Studio album by Elan
- Released: 2007
- Genre: Alternative rock
- Label: Abbywho Records

Elan chronology
| London Express (2005) | What Can Be Done At This Point (2007) | Shine (2008) |

Singles from What Can Be Done at This Point
- "Don't Want You in" Released: 2007; "Made Myself Invisible" Released: 2007; "This Time Around" Released: 2008;

= What Can Be Done at This Point =

What Can Be Done at This Point is the third album by Mexican alternative rock singer, Elan.
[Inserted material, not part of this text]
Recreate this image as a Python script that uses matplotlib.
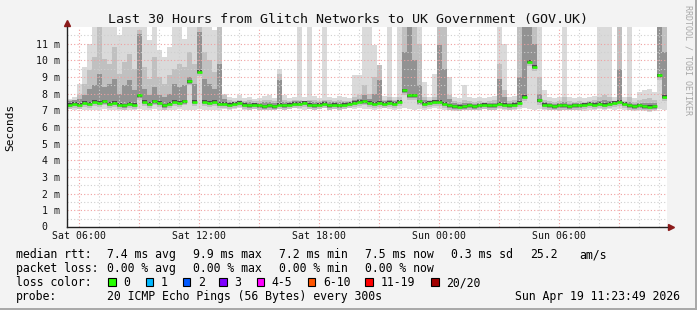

The album was released in early May 2007.
The title track, What Can Be Done at This Point, is a tribute to the deceased crew of the Space Shuttle Challenger. The track contains audio of the transmission between Challenger and mission control of the day of the tragedy.
The track number 6, Don't Want You in, was the lead single off the album.

==Track listing==
1. The Winning Numbers (6:26)
2. Roll Like Dice (3:19)
3. My Last Sting (3:28)
4. Made Myself Invisible (3:07)
5. This Time Around (3:11)
6. Don't Want You in (4:06)
7. Awake (3:15)
8. I (5:01)
9. What Can Be Done at This Point (4:01)
10. At the Edge of the World (2:34)

==Don't Want You in==

"Don't Want You in" is the lead single from the album What Can Be Done at This Point. It's also the sixth track on that album.